Reviewing Alison Milbank’s Chesterton and Tolkien as Theologians: The Fantasy of the Real:
The Catholic and analogical quality of Tolkien’s and Chesterton’s work is what Milbank most convincingly demonstrates. Unlike much modern art that revels in the macabre and the bizarre—self-referential, solipsistic, nihilistic—the fantastical work of these two Catholics is not such a sorry project. Chesterton and Tolkien have not autonomously invented their own imaginative worlds so much as they have reordered the existing world in accordance with their fundamentally Aristotelian/Thomistic perception of it. Their common conviction is that everything has its own entelechy, its own end within itself that pushes it toward completion and fulfillment within a larger, indeed a final telos.

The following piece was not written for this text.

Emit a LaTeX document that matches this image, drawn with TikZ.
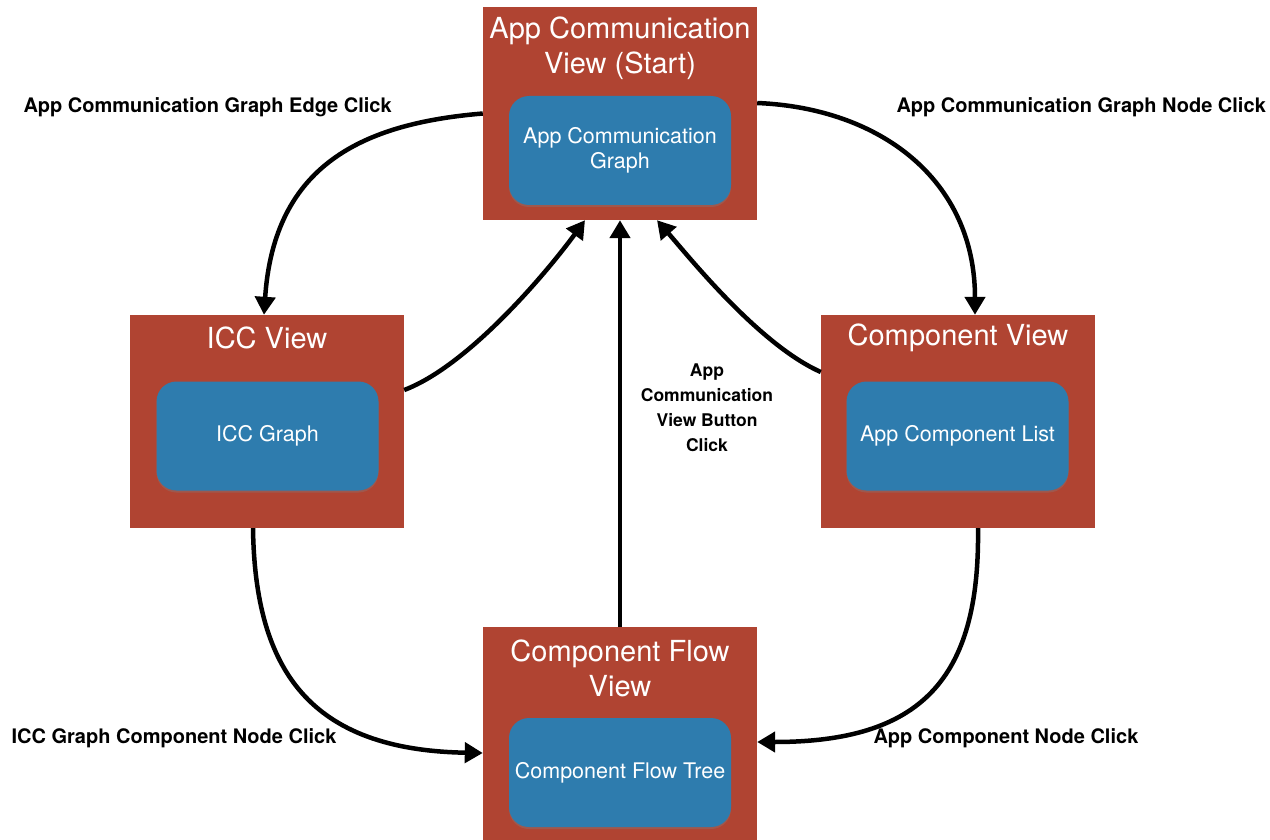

This classic Catholic outlook is clearly voiced by Chesterton in his splendid little book on Thomas Aquinas, wittily entitled The Dumb Ox. Because all “things [tend] to a greater end,” Milbank quotes Chesterton, “they are more real than we think them. If they seem to have a relative unreality (so to speak) it is because they are potential, not actual; they are unfulfilled, like packets of seeds or boxes of fireworks. They have it in them to be more real than they are. And there is an upper world of what the Schoolman called Fruition or Fulfillment, in which all this relative relativity becomes actuality; in which the trees burst into flower or the rockets into flame.”
See here and here for two posts in which I explore this idea of entelechy and mythopoesis. The review also raises some interesting questions about defining the line that distinguishes the retrievalist from reactionary. I'd argue that both Chesterton and Tolkien were more the former. But there's a lively discussion to be had on the question.